Mark Smith wrote:
I want to use mogile to serve files to remote clients via http. Ideally
the files should be accessed directly from the storage nodes by the
clients. Mogile seems good for this since all file access is via http,
and it works nicely with robust http servers (like lighty).
Problem is that I don't want the remote clients to see the actual
MogileFS file path when accessing the files and I want some security not
letting any client access any file. So instead of providing the client
with something like "http://myserver.com/dev1/0/000/000/000000001.fid",
I want the client to access some name I generate (for example with
lighty's mod_secdownload).
Question is how would I go about configuring the storage nodes to do
this? Is there any such built in functionality in MogileFS?
That's not how MogileFS is traditionally used in a web environment.
The idea is that you run your MogileFS network internally and then
expose to the user something else that uses the MogileFS trackers to
translate your-names to internal-names. The storage nodes are then
never exposed to the end users.
This setup gives you the advantage of controlling paths caching in
your application (you know best when certain items should expire, if
ever) as well as the flexibility to properly handle fallback in the
case of unavailable storage nodes. It's also safer, you don't have to
plan your storage nodes to have separate upload and download
processes.
Anyway ... apparently we don't have "best practices" setup information
on the site or wiki... that's lame. Well, typically MogileFS is
combined with Perlbal as the latter does most of the heavy lifting for
using MogileFS. You still need your application servers to do a paths
lookup and decide on caching policies (if you want to enable path
caching), but you don't need to do any file serving there, Perlbal
will do it from the storage nodes.
I have a strong feeling that this is just going to be more confusing
than it was helpful, and I know our documentation is horrendous for
beginners, so please reply (to the list!) with questions and we'll get
you going. :)
The problem I'm trying to avoid by serving the files directly from the
storage nodes is overloading some dedicated machines with the work of
"proxying" data between the storage node and the end user. Also I don't
want the extra traffic on my local network. Path caching can still be
done by whoever provides the clients with the url's to the files. I can
easily avoid accessing the trackers too much by caching these paths, but
at the point when a client wants to d/l the file accessing the storage
node directly seems like the most optimized solution to me.
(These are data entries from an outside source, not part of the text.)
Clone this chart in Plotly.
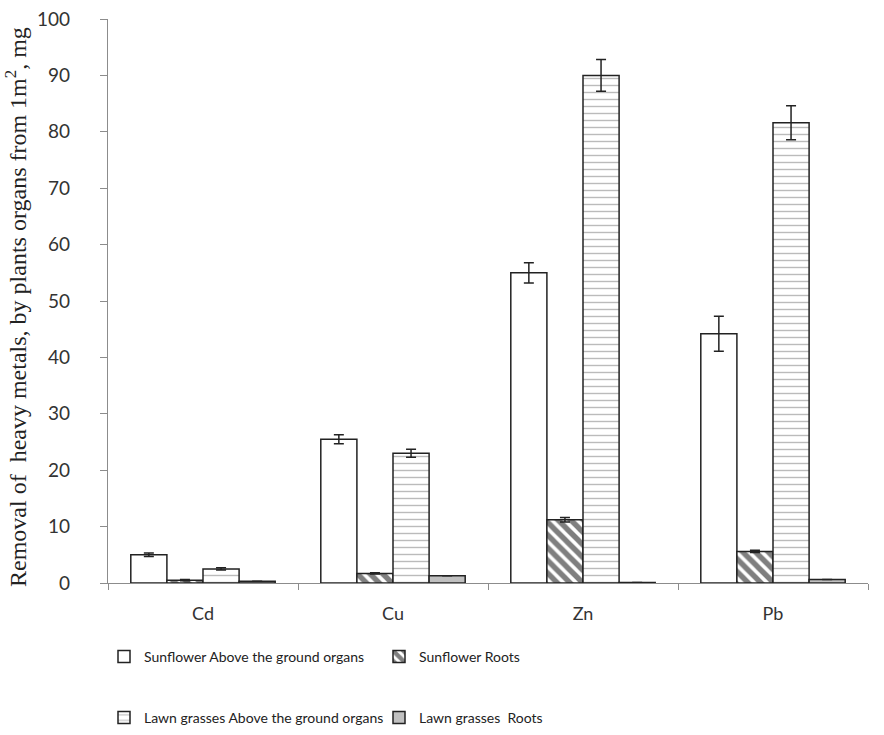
import plotly.graph_objects as go

metals = ["Cd", "Cu", "Zn", "Pb"]
series_names = [
    "Sunflower Above the ground organs",
    "Sunflower Roots",
    "Lawn grasses Above the ground organs",
    "Lawn grasses  Roots",
]
sun_above = [5.0, 25.5, 55.0, 44.2]
sun_above_err = [0.3, 0.8, 1.8, 3.1]
sun_roots = [0.5, 1.7, 11.2, 5.6]
sun_roots_err = [0.1, 0.1, 0.4, 0.2]
lawn_above = [2.5, 23.0, 90.0, 81.6]
lawn_above_err = [0.2, 0.7, 2.8, 3.0]
lawn_roots = [0.3, 1.3, 0.1, 0.6]
lawn_roots_err = [0.0, 0.0, 0.0, 0.0]
y_title = "Removal of  heavy metals, by plants organs from 1m<sup>2</sup>, mg"

values = [sun_above, sun_roots, lawn_above, lawn_roots]
errors = [sun_above_err, sun_roots_err, lawn_above_err, lawn_roots_err]
fills = ["white", "white", "white", "#c0c0c0"]
patterns = [
    dict(shape=""),
    dict(shape="\\", fgcolor="black", bgcolor="white", size=9, solidity=0.6, fillmode="overlay"),
    dict(shape="-", fgcolor="#777777", bgcolor="white", size=7, solidity=0.2, fillmode="overlay"),
    dict(shape=""),
]
legends = ["legend", "legend", "legend2", "legend2"]

fig = go.Figure()
for name, v, e, fc, pat, lg in zip(series_names, values, errors, fills, patterns, legends):
    fig.add_trace(go.Bar(
        x=metals, y=v, name=name,
        marker=dict(color=fc, line=dict(color="#222222", width=1.5), pattern=pat),
        error_y=dict(type="data", array=e, visible=True, color="#222222", thickness=1.5, width=5),
        legend=lg,
    ))

legend_font = dict(family="Lato, Open Sans, sans-serif", size=14, color="#222222")
tick_font_family = "Lato, Open Sans, sans-serif"
fig.update_layout(
    width=884, height=735,
    margin=dict(l=108, r=16, t=19, b=152, autoexpand=False),
    paper_bgcolor="white", plot_bgcolor="white",
    barmode="group", bargap=0.24, bargroupgap=0,
    showlegend=True,
    legend=dict(orientation="h", xref="container", yref="container",
                x=104 / 884, y=1 - 657 / 735, xanchor="left", yanchor="middle",
                entrywidth=230, entrywidthmode="pixels", font=legend_font, traceorder="normal"),
    legend2=dict(orientation="h", xref="container", yref="container",
                 x=104 / 884, y=1 - 718 / 735, xanchor="left", yanchor="middle",
                 entrywidth=230, entrywidthmode="pixels", font=legend_font, traceorder="normal"),
    xaxis=dict(
        automargin=False,
        showline=True, linecolor="#8c8c8c", linewidth=1.2,
        ticks="outside", tickson="boundaries", ticklen=6, tickcolor="#8c8c8c",
        tickfont=dict(family=tick_font_family, size=18, color="#333333"),
        ticklabelstandoff=14,
        showgrid=False,
    ),
    yaxis=dict(
        automargin=False,
        range=[0, 100], dtick=10, showgrid=False, zeroline=False,
        showline=True, linecolor="#8c8c8c", linewidth=1.2,
        ticks="outside", ticklen=7, tickcolor="#8c8c8c",
        tickfont=dict(family=tick_font_family, size=19, color="#333333"),
        ticklabelstandoff=26,
    ),
    annotations=[dict(
        text=y_title, textangle=-90, showarrow=False,
        xref="paper", yref="paper",
        x=(16 - 108) / 760, y=(583 - 307) / 564, xanchor="center", yanchor="middle",
        font=dict(family="Liberation Serif, Times New Roman, serif", size=24, color="#222222"),
    )],
)

fig.write_html(
    "out.html",
    config={"displayModeBar": False},
    post_script="document.body.style.margin='0';document.body.style.overflow='hidden';",
)
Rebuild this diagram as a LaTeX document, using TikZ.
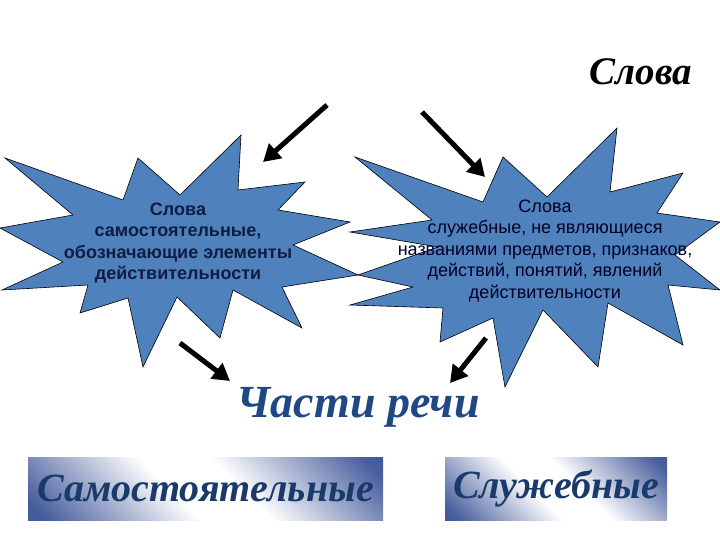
\documentclass[tikz,border=0pt]{standalone}
\usepackage{fontspec}
\setmainfont{Liberation Sans}
\newfontfamily\decofont{Liberation Serif}
\usetikzlibrary{arrows.meta}

\definecolor{starblue}{RGB}{79,129,189}
\definecolor{navy}{RGB}{16,28,66}
\definecolor{partblue}{RGB}{31,72,132}
\definecolor{bandblue}{RGB}{40,66,140}

\pgfdeclarehorizontalshading{band}{100bp}{color(0bp)=(bandblue); color(18bp)=(bandblue!85!white); color(44bp)=(white); color(56bp)=(white); color(82bp)=(bandblue!85!white); color(100bp)=(bandblue)}

\tikzset{star/.style={draw=black, line width=0.6pt, fill=starblue, line join=miter},
  startext/.style={align=center, font=\fontsize{18}{21.5}\selectfont, inner sep=0pt},
  deco/.style={font=\decofont\bfseries\itshape\fontsize{#1}{#1}\selectfont, inner sep=0pt},
  banner/.style={shading=band, shading angle=45, minimum height=63pt, text=partblue!80!black, deco=40},
  arr/.style={line width=5pt, -{Triangle[length=17pt,width=19pt]}}}

\begin{document}
\begin{tikzpicture}[x=1pt,y=-1pt]
    \useasboundingbox (0,0) rectangle (720,540);

    \node[deco=39] (slova) at (641,72) {Слова};

    \draw[star] (5,158) -- (123,200) -- (138,158) -- (180,195) -- (241,135) -- (238,190) -- (305,182) -- (278,210) -- (350,222) -- (293,245) -- (358,275) -- (282,287) -- (302,328) -- (233,290) -- (220,338) -- (177,297) -- (143,367) -- (128,298) -- (80,313) -- (88,285) -- (2,290) -- (63,262) -- (0,228) -- (73,215) -- cycle;
    \node[startext, font=\bfseries\fontsize{18}{21.5}\selectfont, text=navy] (samtext) at (178,243) {Слова\\самостоятельные,\\обозначающие элементы\\действительности};

    \draw[star] (355,157) -- (483,202) -- (503,157) -- (547,197) -- (617,128) -- (610,192) -- (683,173) -- (657,213) -- (720,222) -- (675,255) -- (720,290) -- (668,285) -- (683,345) -- (608,303) -- (598,367) -- (543,310) -- (505,387) -- (493,318) -- (440,342) -- (443,308) -- (350,305) -- (413,287) -- (358,275) -- (438,247) -- (350,232) -- (432,220) -- cycle;
    \node[startext, text=black!85!blue] (sluztext) at (545,251) {Слова\\служебные, не являющиеся\\названиями предметов, признаков,\\действий, понятий, явлений\\действительности};

    \node[deco=46, text=partblue] (chasti) at (358,407) {Части речи};

    \node[banner, minimum width=355pt] (sam) at (205.5,488.5) {Самостоятельные};
    \node[banner, minimum width=222pt] (sluz) at (556,488.5) {Служебные};

    \coordinate (a1) at (327,105); \coordinate (b1) at (263,162);
    \coordinate (a2) at (422,112); \coordinate (b2) at (485,177);
    \coordinate (a3) at (180,343); \coordinate (b3) at (230,381);
    \coordinate (a4) at (486,338); \coordinate (b4) at (450,383);

    \draw[arr] (a1) -- (b1);
    \draw[arr] (a2) -- (b2);
    \draw[arr] (a3) -- (b3);
    \draw[arr] (a4) -- (b4);
\end{tikzpicture}
\end{document}
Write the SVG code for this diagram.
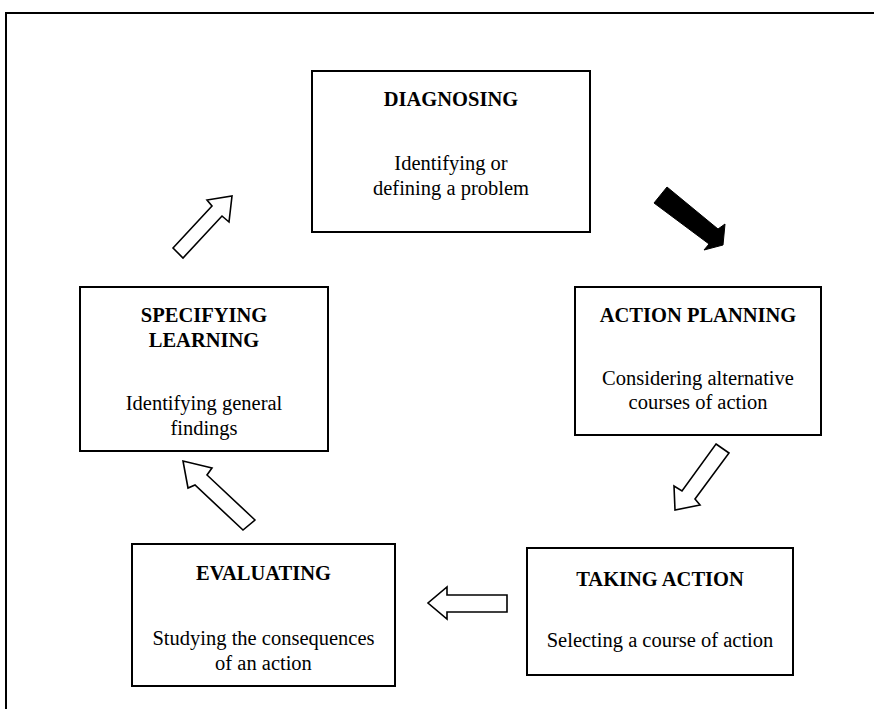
<svg xmlns="http://www.w3.org/2000/svg" width="874" height="709" viewBox="0 0 874 709">
<style>
.box{fill:#fff;stroke:#000;stroke-width:2}
.t{font-family:"Liberation Serif","Times New Roman",serif;font-weight:bold;font-size:20.5px;text-anchor:middle;fill:#000}
.b{font-family:"Liberation Serif","Times New Roman",serif;font-size:20.5px;text-anchor:middle;fill:#000}
.ah{fill:#fff;stroke:#000;stroke-width:1.6;stroke-linejoin:miter}
.af{fill:#000;stroke:#000;stroke-width:1}
</style>
<rect width="874" height="709" fill="#fff"/>
<path d="M6,709 V13 H874" fill="none" stroke="#000" stroke-width="2"/>
<g id="diagnosing">
<rect class="box" x="312" y="71" width="278" height="161"/>
<text class="t" x="451" y="106">DIAGNOSING</text>
<text class="b" x="451" y="170">Identifying or</text>
<text class="b" x="451" y="195">defining a problem</text>
</g>
<g id="action-planning">
<rect class="box" x="575" y="287" width="246" height="148"/>
<text class="t" x="698" y="322">ACTION PLANNING</text>
<text class="b" x="698" y="385">Considering alternative</text>
<text class="b" x="698" y="409">courses of action</text>
</g>
<g id="taking-action">
<rect class="box" x="527" y="548" width="266" height="127"/>
<text class="t" x="660" y="586">TAKING ACTION</text>
<text class="b" x="660" y="647">Selecting a course of action</text>
</g>
<g id="evaluating">
<rect class="box" x="132" y="544" width="263" height="142"/>
<text class="t" x="263.5" y="580">EVALUATING</text>
<text class="b" x="263.5" y="645">Studying the consequences</text>
<text class="b" x="263.5" y="670">of an action</text>
</g>
<g id="specifying-learning">
<rect class="box" x="80" y="287" width="248" height="164"/>
<text class="t" x="204" y="322">SPECIFYING</text>
<text class="t" x="204" y="347">LEARNING</text>
<text class="b" x="204" y="410">Identifying general</text>
<text class="b" x="204" y="435">findings</text>
</g>
<g id="connectors">
<polygon class="af" points="654,203 667,187 718,229 725,224 723,245 704,250 709,244"/>
<polygon class="ah" points="716,444 729,453 695,499 700,505 675,510 674,486 682,491"/>
<polygon class="ah" points="507,595 447,595 447,587 428,603 447,619 447,612 507,612"/>
<polygon class="ah" points="255,520 207,475 212,468 183,461 188,488 195,485 243,530"/>
<polygon class="ah" points="173,248 212,206 207,200 232,196 229,222 222,216 183,258"/>
</g>
</svg>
One option is installing a second http server on each storage node, it
will do whatever translation or security I want and then access the
local files upon request from the remote client. The remote client will
know what storage node to get to by talking with some web-app that uses
the trackers to find what storage nodes have the requested file, this
app can also do path caching if required.
Alternatively I can do everything from the already existing web server
on each storage node by hacking my way through MogileFS sources to add
some file name security options when it configures the storage node's
web server. If this seems logical and a better solution than two web
servers running on each storage node, then I might actually do it
(assuming some support from "the experts" will be available).
Finally I'd like to ask if there's any preference as to what web server
to run on the storage nodes (lighttpd/apache/perlbal), and what was the
original intention behind this flexibility?